Как и в «Брайтонском леденце», «Силе и славе», критерием подлинной нравственности для героя выступает не соблюдение ортодоксальных принципов веры, а нарушение их во имя внутренней честности и способности пойти на жертву ради покоя и благополучия других людей. Недаром автор устами отца Ранка в конце романа утверждает, что именно погубивший свою душу Скоби по-настоящему любил Бога. Но этот светлый заключительный аккорд не снимает в целом глубоко трагичного звучания романа, который, хотя картины насилия в нем не столь очевидны, все же оставляет ощущение безысходности, возникающее в связи с тем, что Скоби, субъективно желая творить добро, творит и зло (гибель Али), поступается своей совестью, став игрушкой в руках Юсефа, с каждым днем все больше запутывается во лжи. И чем благороднее, чем самоотверженнее поступки Скоби (письмо к Элен, в котором он заявляет, что любит ее больше Бога), тем более непредвиденной и страшной оказывается за них расплата. Чтобы усилить безысходность, которая все более засасывает героя, Грин прибегает к приему удвоения, уподобления, дублирования ситуаций. Скоби дважды посещает португальский корабль, Луиза дважды будит его, чтобы идти к причастию, он дважды совершает смертный грех… И каждый второй этап, каждая повторяющаяся ситуация оказываются острее, драматичнее и требуют от героя большей жертвы, большей моральной уступки.
В чем же причина такого порядка вещей, при котором благородный человек начинает, как Скоби, ощущать себя «прокаженным», распространяющим вокруг губительную заразу? Ответа на этот вопрос в «Сути дела» нет, да он, пожалуй, и не ставится. Если в романе «Сила и слава» очевиден упрек политическому режиму, при котором человек приносится в жертву абстрактной идее, то изображение судьбы Скоби и его окружающих лишено четких социально-политических характеристик. Автор лишь мимоходом касается проблем, связанных с колониальной действительностью, с войной, развязанной фашизмом. Более того, порой он стремится принципиально их обойти. Характерен в этом отношении эпизод с гибелью пассажирского судна, ставшего жертвой фашистской подлодки. Устами одного из персонажей автор заявляет: «… в этой истории трудно найти виновных!» И война, и бесконечные конфликты, которые вынужден разбирать полицейский инспектор Скоби, и глубоко личные человеческие драмы — все это в мире Гринландии предстает как проявление изначальной дисгармоничности жизни, где благополучными могут быть лишь эгоистичные, духовно слепые люди, где никто до конца не может понять другого и никто не может устроить чужое счастье.
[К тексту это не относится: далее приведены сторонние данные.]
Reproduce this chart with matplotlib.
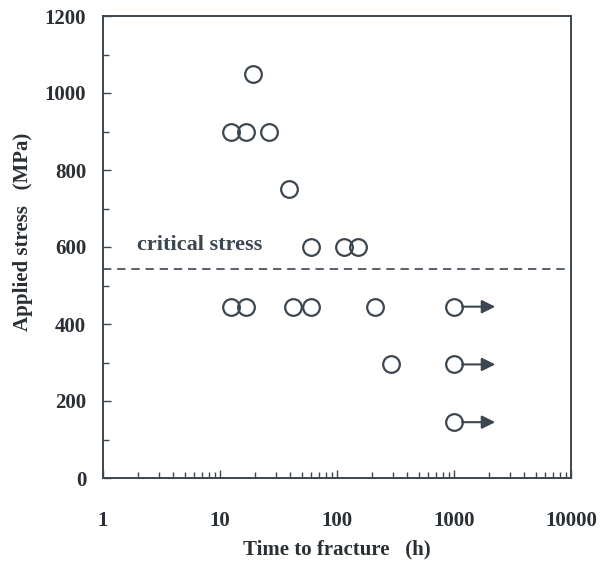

«Я страдаю — следовательно, я существую», — именно так, по словам ирландского писателя и критика О’Фаолена, можно выразить представление Грина о жизни, о самой «сути дела». Судьба Скоби с очевидностью подтверждает подобный взгляд на мир. Но она говорит и о другом. О том, что чуткое к несовершенству мира сердце никогда не примирится с этим несовершенством, о том, что мощный импульс сопереживания, сострадания всегда будет побуждать благородную личность к действию, к приятию ответственности на свои плечи, к постановке добрых, гуманных целей (пусть даже недосягаемых, как думает Скоби). В этом одновременно и трагический, и исполненный глубокой человечности пафос романа.
Роман вышел в свет в 1951 г. как всегда в лондонском издательстве «Хайнеманн», а задуман был в 1948 г., когда, находясь на Капри, Грин, по его словам, увлекся чтением известного в Англии теолога, признанного авторитета римско-католической церкви Фридриха фон Хюгеля (1852–1925).
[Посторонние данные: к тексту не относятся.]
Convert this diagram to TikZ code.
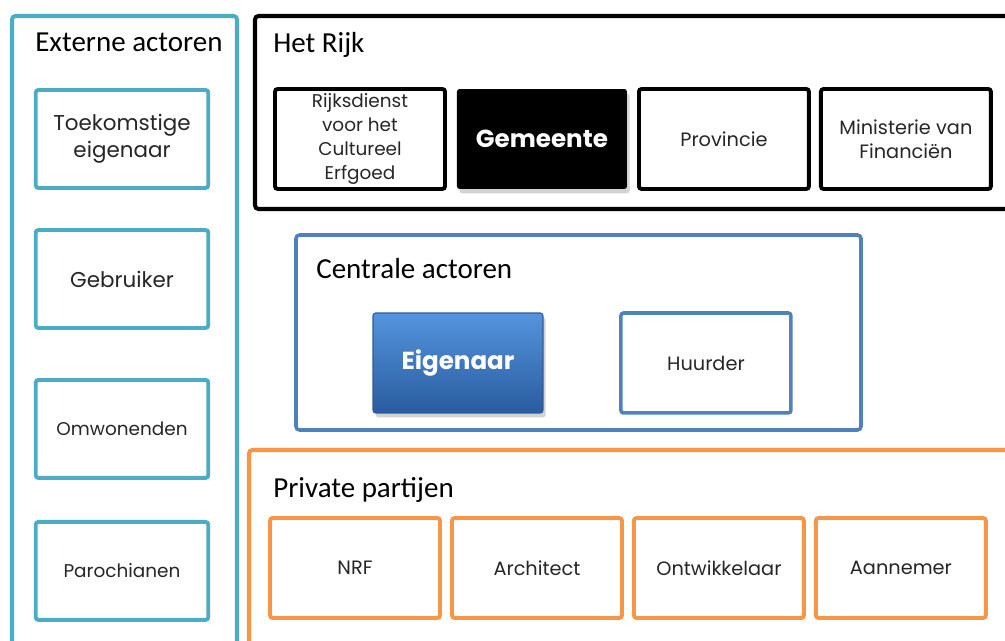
\documentclass[tikz,border=0pt]{standalone}
\usepackage{fontspec}
\setmainfont{Poppins}
\newfontfamily\titlefont{Carlito}
\usepackage{xcolor}
\usetikzlibrary{positioning, shadows}

\definecolor{extteal}{RGB}{75,172,198}
\definecolor{centblue}{RGB}{79,129,189}
\definecolor{privorange}{RGB}{247,150,70}
\definecolor{eigtop}{RGB}{84,148,222}
\definecolor{eigbottom}{RGB}{42,92,158}

\begin{document}
\begin{tikzpicture}[
    x=0.02cm, y=-0.02cm,
    frame/.style={line width=2.3pt, rounded corners=2pt},
    title/.style={anchor=base west, inner sep=0pt, font=\titlefont\fontsize{16.5}{18}\selectfont},
    actor/.style={rectangle, rounded corners=1.5pt, line width=2.2pt, outer sep=0pt, fill=white, minimum width=3.4cm, minimum height=2cm, align=center, text=black!85, inner sep=1pt, font=\fontsize{11}{13.5}\selectfont},
    extern/.style={actor, draw=extteal, minimum width=3.45cm, minimum height=1.96cm, font=\fontsize{12.2}{15.3}\selectfont},
    rijk/.style={actor, draw=black},
    central/.style={actor, draw=centblue, line width=2pt},
    private/.style={actor, draw=privorange},
    accent/.style={actor, text=white, font=\bfseries\fontsize{14}{16}\selectfont, drop shadow={shadow xshift=1.5pt, shadow yshift=-2.5pt, opacity=0.35}}
]
\useasboundingbox (0,0) rectangle (1005,641);
\clip (0,0) rectangle (1005,641);

% Frames
\draw[frame, draw=extteal] (12,16) rectangle (237,700);
\draw[frame, draw=black] (255,16) rectangle (1040,209);
\draw[frame, draw=centblue, line width=2pt] (296,235) rectangle (861,430);
\draw[frame, draw=privorange] (249,450) rectangle (1040,700);

% Titles
\node[title] (externtitle) at (35,52) {Externe actoren};
\node[title] (rijktitle) at (273,53) {Het Rijk};
\node[title] (centraltitle) at (316,279) {Centrale actoren};
\node[title] (privatetitle) at (273,498) {Private partijen};

% Externe actoren
\node[extern] (toekomst) at (122,139) {Toekomstige\\eigenaar};
\node[extern, below=0.84cm of toekomst] (gebruiker) {Gebruiker};
\node[extern, below=1.04cm of gebruiker, font=\fontsize{10.5}{13}\selectfont] (omwonenden) {Omwonenden};
\node[extern, below=0.88cm of omwonenden, font=\fontsize{10.5}{13}\selectfont] (parochianen) {Parochianen};

% Het Rijk
\node[rijk, font=\fontsize{10.5}{13.6}\selectfont] (rce) at (360,139) {Rijksdienst\\voor het\\Cultureel\\Erfgoed};
\node[accent, fill=black, right=0.24cm of rce] (gemeente) {Gemeente};
\node[rijk, right=0.24cm of gemeente] (provincie) {Provincie};
\node[rijk, right=0.24cm of provincie] (financien) {Ministerie van\\Financiën};

% Centrale actoren
\node[accent, top color=eigtop, bottom color=eigbottom, draw=eigbottom, line width=0.6pt] (eigenaar) at (458,363) {Eigenaar};
\node[central, right=1.56cm of eigenaar] (huurder) {Huurder};

% Private partijen
\node[private] (nrf) at (355,568) {NRF};
\node[private, right=0.24cm of nrf] (architect) {Architect};
\node[private, right=0.24cm of architect] (ontwikkelaar) {Ontwikkelaar};
\node[private, right=0.24cm of ontwikkelaar] (aannemer) {Aannemer};

\end{tikzpicture}
\end{document}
Однако критика вполне справедливо попыталась ввести роман в русло европейской литературной традиции, обнаружив общие ситуации, объединяющие «Конец одной любовной связи» с «Грозовым перевалом» Эмили Бронте (включение в повествование дневника героини), с «Возвращением в Брайдсхед» Ивлина Во (конфликт любви и религиозного чувства), а также с «Пустыней любви» Франсуа Мориака (сходство центральных женских образов). Эти сопоставления не помешали появлению резко неоднозначных оценок: рецензенты, далекие от церковных кругов, упрекали писателя в том, что он превратил художественное произведение в трактат по проблемам теологии, а многие католики, наоборот, усмотрели в книге оскорбление религиозных чувств.
Сложно отношение к своему детищу и самого Грина, который считал, что достоинством романа является его «простое и ясное» повествование и «искусная композиция, позволившая избежать унылого повторения событий в хронологической последовательности». Вместе с тем писатель, по его признанию, потерял интерес к роману, когда (еще до смерти Сары) «была исчерпана философская тема».